## begin PROVIDED INFORMATION

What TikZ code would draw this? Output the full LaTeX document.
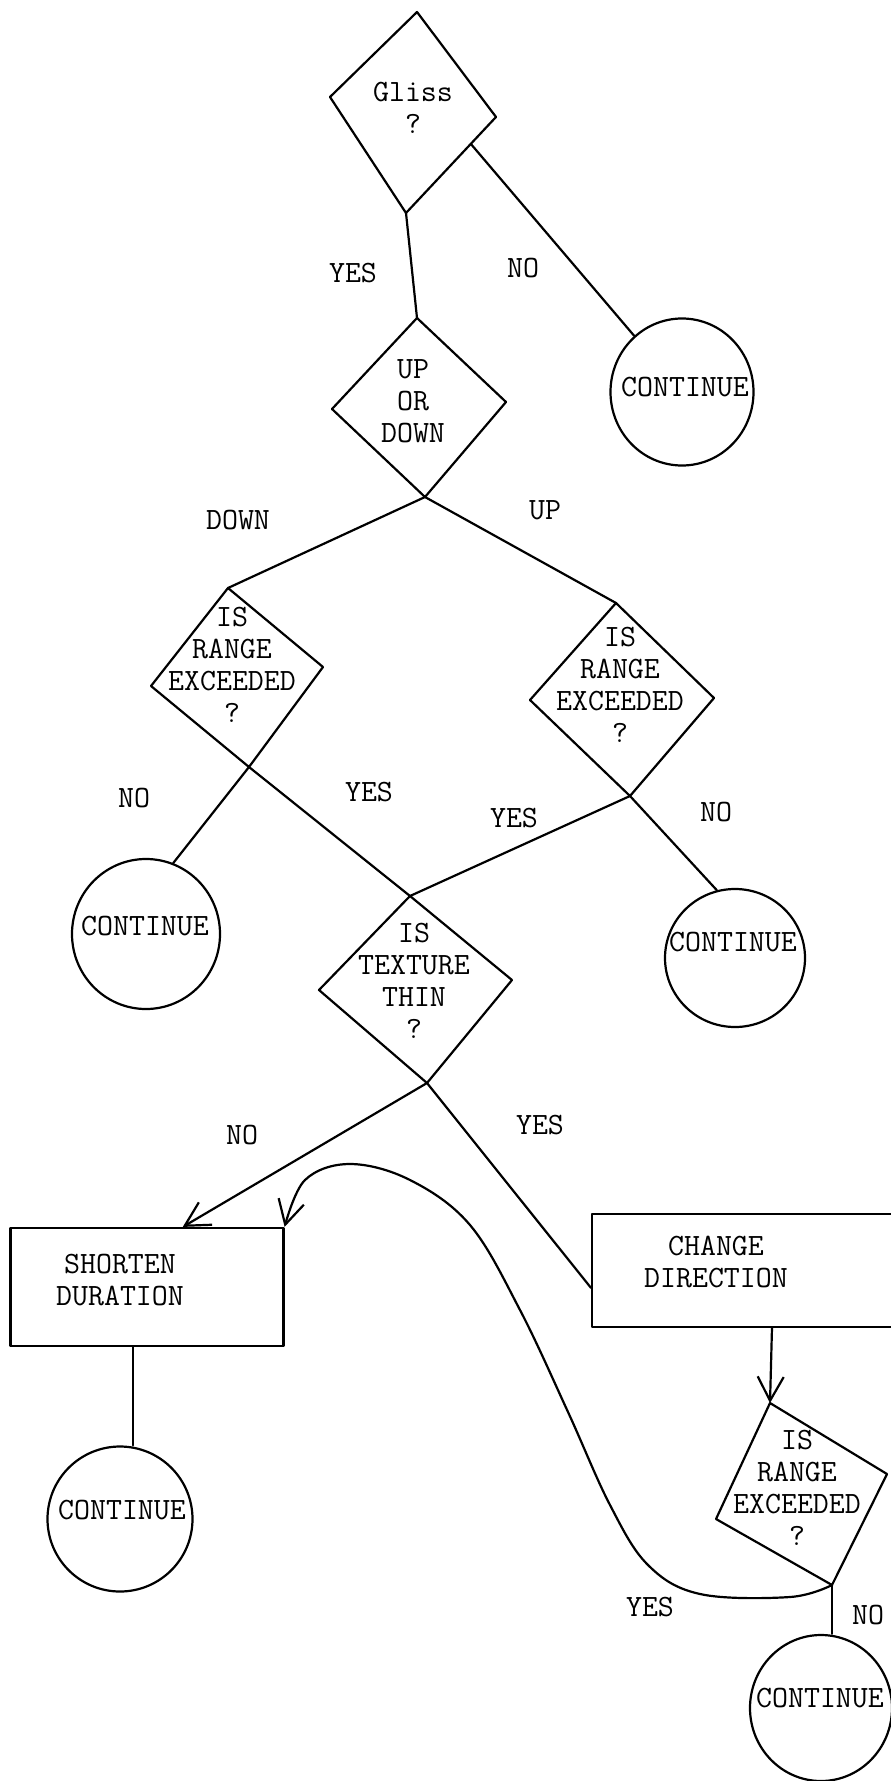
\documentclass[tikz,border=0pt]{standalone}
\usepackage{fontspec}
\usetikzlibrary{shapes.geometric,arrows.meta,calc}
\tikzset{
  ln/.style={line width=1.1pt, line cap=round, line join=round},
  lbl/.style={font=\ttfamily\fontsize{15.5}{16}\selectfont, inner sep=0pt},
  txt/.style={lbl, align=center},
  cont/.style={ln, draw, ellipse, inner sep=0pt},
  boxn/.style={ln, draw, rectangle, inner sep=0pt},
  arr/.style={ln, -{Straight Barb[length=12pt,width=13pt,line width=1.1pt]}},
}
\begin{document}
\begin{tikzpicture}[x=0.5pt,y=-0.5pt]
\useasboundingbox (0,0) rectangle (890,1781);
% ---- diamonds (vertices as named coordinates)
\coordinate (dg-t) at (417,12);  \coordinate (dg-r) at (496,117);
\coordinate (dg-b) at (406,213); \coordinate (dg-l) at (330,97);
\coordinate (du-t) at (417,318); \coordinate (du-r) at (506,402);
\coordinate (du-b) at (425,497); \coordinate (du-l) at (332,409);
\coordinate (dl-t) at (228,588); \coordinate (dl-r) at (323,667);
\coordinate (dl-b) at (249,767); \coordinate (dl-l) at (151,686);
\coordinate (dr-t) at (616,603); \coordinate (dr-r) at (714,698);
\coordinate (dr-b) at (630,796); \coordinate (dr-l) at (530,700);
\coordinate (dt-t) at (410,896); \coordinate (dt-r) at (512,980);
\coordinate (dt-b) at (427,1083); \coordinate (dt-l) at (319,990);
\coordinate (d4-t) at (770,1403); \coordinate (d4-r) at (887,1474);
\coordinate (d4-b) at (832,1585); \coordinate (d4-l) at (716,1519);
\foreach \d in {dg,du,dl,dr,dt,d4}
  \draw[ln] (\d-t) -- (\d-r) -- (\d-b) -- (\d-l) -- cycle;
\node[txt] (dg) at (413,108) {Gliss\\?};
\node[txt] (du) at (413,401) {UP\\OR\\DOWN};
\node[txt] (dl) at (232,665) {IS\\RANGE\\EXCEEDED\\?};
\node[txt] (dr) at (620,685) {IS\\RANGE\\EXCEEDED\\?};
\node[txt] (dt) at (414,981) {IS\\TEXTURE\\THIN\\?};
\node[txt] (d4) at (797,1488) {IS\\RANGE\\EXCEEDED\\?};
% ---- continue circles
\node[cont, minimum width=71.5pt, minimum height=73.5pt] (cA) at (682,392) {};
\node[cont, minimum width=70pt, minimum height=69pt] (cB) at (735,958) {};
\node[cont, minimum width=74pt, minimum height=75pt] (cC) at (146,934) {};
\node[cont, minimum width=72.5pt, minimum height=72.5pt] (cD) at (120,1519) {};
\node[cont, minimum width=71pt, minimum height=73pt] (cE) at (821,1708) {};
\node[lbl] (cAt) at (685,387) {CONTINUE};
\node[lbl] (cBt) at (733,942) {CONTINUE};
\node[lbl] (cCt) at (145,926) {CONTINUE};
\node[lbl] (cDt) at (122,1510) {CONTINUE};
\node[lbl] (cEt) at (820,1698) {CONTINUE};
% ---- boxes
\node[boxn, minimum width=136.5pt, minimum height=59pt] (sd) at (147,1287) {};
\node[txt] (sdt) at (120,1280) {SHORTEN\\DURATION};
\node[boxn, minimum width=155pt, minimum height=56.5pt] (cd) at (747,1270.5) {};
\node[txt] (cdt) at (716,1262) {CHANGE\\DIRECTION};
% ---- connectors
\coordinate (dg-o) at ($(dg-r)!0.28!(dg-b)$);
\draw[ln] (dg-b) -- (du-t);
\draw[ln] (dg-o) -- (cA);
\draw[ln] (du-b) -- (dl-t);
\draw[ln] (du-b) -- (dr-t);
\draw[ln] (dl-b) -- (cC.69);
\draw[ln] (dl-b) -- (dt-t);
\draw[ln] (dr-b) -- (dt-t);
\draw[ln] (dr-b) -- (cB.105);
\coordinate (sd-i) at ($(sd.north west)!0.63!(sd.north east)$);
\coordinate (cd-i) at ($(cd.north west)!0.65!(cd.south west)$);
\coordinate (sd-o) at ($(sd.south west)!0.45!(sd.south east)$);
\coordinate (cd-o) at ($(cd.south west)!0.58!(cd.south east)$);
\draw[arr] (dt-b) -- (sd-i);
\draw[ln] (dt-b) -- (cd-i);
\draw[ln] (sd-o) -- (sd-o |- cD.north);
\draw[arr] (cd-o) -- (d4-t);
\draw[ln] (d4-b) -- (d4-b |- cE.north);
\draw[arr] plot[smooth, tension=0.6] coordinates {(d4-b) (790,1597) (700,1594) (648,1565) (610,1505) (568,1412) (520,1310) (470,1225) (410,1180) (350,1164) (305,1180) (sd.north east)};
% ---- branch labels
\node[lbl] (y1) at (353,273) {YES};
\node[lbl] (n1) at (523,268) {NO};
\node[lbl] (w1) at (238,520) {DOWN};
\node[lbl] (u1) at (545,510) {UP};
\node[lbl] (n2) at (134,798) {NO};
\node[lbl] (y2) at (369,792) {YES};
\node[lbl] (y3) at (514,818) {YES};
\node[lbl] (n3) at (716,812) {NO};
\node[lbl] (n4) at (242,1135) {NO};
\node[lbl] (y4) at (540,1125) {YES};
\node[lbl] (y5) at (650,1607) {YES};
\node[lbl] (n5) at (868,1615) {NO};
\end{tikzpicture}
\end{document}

## end PROVIDED INFORMATION
## begin PROVIDED INFORMATION

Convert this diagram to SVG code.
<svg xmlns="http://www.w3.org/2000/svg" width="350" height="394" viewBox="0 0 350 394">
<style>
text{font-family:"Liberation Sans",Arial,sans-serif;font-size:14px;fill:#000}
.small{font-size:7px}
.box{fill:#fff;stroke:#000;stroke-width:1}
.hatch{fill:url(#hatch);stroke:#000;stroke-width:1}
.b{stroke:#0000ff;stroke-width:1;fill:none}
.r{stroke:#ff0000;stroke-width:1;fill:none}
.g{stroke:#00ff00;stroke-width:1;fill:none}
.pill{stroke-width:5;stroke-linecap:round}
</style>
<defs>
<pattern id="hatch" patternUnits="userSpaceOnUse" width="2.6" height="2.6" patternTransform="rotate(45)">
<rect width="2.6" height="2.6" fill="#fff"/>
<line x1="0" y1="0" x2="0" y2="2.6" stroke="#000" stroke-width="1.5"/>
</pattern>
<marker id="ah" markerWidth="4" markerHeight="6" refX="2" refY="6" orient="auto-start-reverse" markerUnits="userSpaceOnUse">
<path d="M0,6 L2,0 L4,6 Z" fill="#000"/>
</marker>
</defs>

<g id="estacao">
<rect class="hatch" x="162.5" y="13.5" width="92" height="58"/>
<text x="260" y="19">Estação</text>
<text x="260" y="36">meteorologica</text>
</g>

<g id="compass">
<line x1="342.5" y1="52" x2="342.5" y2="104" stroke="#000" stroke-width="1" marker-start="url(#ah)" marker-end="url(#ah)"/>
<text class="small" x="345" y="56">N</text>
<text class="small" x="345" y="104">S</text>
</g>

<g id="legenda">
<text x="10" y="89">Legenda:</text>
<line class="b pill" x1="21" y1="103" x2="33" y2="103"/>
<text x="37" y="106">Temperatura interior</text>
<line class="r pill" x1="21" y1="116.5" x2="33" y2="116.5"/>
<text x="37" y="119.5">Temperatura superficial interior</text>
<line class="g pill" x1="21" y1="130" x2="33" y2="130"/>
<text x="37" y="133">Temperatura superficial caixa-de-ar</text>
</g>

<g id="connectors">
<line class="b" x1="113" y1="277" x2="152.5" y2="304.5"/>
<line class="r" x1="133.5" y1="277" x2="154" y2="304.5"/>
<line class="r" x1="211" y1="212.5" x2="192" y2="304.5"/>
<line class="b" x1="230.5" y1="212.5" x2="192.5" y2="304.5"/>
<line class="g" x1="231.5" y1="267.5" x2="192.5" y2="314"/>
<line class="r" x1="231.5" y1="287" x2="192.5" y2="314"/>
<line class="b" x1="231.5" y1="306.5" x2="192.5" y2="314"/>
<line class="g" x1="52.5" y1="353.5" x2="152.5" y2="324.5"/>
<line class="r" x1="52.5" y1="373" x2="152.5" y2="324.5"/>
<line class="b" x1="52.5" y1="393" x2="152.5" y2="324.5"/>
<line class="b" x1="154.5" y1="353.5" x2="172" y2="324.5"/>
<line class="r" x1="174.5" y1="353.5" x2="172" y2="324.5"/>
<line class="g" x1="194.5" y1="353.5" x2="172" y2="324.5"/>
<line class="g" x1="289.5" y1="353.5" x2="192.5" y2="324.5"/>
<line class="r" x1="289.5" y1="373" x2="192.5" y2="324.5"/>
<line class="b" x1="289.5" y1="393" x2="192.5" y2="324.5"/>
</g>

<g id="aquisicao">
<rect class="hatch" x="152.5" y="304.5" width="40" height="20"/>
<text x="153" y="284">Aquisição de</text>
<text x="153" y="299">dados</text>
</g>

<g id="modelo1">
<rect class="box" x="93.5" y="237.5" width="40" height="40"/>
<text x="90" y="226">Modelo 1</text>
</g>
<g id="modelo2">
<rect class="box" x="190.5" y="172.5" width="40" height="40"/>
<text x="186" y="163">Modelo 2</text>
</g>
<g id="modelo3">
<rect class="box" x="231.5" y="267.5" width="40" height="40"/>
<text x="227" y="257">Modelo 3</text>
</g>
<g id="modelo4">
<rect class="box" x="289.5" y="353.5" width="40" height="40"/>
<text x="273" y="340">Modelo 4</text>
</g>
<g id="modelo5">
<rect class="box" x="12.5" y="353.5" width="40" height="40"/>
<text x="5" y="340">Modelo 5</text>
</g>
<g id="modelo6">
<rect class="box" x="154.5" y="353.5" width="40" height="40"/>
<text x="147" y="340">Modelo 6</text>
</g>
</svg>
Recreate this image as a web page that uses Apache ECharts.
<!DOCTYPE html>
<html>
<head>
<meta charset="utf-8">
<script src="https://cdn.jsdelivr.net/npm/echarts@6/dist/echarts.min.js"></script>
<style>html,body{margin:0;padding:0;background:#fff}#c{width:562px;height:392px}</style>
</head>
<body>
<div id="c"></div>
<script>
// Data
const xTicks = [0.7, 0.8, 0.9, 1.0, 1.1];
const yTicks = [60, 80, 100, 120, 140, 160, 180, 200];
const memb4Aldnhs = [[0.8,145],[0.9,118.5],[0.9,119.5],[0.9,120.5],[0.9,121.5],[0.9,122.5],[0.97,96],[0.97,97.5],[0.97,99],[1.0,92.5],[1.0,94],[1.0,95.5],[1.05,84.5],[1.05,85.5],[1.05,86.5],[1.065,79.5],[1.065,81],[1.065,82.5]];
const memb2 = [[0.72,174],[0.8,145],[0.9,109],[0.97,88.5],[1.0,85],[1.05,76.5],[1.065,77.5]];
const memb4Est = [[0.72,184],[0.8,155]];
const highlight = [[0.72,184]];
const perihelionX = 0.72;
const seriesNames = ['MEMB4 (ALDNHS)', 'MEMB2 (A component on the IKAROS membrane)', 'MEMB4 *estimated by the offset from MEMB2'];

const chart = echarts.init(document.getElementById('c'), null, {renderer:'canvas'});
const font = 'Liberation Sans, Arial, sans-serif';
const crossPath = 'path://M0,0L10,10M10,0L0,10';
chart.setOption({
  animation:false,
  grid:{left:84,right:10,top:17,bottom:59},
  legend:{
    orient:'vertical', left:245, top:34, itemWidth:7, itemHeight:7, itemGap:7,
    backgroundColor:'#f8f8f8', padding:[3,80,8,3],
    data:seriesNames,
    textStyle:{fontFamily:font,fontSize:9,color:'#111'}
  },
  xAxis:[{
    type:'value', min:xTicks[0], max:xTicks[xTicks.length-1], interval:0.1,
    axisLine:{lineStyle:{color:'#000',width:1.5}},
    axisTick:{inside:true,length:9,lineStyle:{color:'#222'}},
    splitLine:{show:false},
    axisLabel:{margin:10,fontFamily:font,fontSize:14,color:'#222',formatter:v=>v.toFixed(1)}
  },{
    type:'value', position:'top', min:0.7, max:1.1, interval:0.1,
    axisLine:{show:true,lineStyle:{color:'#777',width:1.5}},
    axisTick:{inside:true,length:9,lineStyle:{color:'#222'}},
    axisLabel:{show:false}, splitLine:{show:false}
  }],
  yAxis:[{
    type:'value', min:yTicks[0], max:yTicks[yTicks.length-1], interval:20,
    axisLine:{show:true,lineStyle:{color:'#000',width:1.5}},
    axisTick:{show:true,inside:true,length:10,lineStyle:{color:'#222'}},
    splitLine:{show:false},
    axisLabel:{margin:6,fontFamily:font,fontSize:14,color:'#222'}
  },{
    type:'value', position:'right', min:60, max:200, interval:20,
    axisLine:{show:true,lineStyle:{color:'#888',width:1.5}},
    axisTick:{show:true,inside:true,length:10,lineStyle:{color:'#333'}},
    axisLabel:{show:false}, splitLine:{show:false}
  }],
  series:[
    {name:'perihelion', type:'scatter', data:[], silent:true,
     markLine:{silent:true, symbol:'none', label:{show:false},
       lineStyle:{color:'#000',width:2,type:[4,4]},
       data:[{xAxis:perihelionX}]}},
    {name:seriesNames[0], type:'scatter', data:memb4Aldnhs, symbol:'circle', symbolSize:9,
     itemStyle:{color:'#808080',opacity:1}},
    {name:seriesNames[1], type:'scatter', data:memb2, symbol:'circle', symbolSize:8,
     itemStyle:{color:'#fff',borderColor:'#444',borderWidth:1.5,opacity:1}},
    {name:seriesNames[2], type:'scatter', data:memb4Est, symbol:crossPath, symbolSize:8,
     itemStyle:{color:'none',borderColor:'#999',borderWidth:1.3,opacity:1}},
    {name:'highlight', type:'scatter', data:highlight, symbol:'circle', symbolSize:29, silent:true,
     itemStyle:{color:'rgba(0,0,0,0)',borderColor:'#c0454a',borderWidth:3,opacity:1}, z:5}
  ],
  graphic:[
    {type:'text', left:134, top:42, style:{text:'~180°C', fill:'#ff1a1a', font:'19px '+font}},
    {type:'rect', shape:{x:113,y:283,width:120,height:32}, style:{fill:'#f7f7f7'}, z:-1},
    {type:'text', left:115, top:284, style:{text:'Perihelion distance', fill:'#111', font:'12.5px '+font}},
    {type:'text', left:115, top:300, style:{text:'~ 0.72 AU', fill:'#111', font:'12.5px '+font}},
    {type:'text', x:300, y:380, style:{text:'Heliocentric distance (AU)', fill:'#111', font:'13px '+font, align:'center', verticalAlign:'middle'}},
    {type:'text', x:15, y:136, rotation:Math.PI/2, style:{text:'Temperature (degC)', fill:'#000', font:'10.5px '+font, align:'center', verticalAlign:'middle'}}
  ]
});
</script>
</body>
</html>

## end PROVIDED INFORMATION
## begin PROVIDED INFORMATION

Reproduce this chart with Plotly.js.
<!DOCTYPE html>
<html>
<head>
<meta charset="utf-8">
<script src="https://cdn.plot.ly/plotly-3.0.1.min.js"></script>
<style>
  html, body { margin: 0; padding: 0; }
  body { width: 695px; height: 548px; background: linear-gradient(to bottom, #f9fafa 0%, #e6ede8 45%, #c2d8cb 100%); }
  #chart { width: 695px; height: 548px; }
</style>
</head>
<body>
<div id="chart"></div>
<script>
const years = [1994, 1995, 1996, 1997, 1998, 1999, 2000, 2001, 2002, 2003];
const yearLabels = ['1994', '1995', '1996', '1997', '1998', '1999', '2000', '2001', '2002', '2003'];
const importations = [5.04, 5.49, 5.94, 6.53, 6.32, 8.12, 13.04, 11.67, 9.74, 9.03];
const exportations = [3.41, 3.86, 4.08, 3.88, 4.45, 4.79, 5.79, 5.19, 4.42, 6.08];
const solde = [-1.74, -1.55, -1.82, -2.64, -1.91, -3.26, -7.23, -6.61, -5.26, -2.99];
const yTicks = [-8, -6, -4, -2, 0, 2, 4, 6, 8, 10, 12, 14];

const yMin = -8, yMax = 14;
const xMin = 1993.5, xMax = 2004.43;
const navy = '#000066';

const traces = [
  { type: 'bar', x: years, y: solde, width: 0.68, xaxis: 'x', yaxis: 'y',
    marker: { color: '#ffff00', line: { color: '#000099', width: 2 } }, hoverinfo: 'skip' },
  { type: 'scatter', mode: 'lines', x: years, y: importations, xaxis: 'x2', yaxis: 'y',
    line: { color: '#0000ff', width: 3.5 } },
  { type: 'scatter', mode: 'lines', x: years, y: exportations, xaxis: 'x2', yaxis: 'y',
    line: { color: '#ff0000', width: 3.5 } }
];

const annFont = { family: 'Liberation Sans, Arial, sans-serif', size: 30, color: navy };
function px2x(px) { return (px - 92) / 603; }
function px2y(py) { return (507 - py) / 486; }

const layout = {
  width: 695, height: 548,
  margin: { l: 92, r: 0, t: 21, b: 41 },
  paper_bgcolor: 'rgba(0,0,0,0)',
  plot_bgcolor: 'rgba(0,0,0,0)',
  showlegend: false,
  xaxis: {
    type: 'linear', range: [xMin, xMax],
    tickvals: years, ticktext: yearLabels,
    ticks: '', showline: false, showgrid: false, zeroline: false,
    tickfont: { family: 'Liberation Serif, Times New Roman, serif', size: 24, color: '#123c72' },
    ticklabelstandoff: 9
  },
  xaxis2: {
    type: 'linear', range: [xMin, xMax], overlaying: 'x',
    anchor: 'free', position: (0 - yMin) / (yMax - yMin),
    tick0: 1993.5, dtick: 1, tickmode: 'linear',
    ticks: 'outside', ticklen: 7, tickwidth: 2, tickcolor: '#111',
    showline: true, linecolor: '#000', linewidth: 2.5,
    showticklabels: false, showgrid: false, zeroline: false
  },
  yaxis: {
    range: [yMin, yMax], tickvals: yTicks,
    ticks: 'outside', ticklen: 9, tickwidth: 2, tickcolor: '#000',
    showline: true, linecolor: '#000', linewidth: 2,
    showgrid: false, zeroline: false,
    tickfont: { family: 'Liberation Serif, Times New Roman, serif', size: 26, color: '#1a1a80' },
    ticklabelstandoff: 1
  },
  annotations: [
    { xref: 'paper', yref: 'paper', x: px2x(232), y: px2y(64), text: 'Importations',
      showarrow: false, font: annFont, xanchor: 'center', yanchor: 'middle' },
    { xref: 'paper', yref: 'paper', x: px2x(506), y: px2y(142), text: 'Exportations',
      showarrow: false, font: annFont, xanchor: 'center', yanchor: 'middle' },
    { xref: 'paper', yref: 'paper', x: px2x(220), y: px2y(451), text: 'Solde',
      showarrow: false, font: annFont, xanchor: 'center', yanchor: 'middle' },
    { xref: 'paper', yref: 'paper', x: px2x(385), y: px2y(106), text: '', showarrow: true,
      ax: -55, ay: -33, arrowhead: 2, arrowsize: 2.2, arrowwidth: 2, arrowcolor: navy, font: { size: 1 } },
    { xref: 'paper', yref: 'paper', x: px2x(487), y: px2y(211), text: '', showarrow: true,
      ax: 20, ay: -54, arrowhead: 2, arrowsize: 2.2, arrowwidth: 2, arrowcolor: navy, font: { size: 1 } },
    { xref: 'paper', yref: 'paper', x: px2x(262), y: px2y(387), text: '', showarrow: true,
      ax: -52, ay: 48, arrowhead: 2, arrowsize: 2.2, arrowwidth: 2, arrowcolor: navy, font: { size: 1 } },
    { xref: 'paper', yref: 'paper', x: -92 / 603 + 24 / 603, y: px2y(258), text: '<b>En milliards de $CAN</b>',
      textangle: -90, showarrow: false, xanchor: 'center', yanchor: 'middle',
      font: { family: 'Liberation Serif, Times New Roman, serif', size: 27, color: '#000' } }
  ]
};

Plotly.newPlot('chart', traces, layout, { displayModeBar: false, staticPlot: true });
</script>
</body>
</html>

## end PROVIDED INFORMATION

**EXERCISE TASK**
Locate the word "this" in the records above, and return each line that has it.

**COMPLETED EXERCISE**
What TikZ code would draw this? Output the full LaTeX document.
Convert this diagram to SVG code.
Recreate this image as a web page that uses Apache ECharts.
Reproduce this chart with Plotly.js.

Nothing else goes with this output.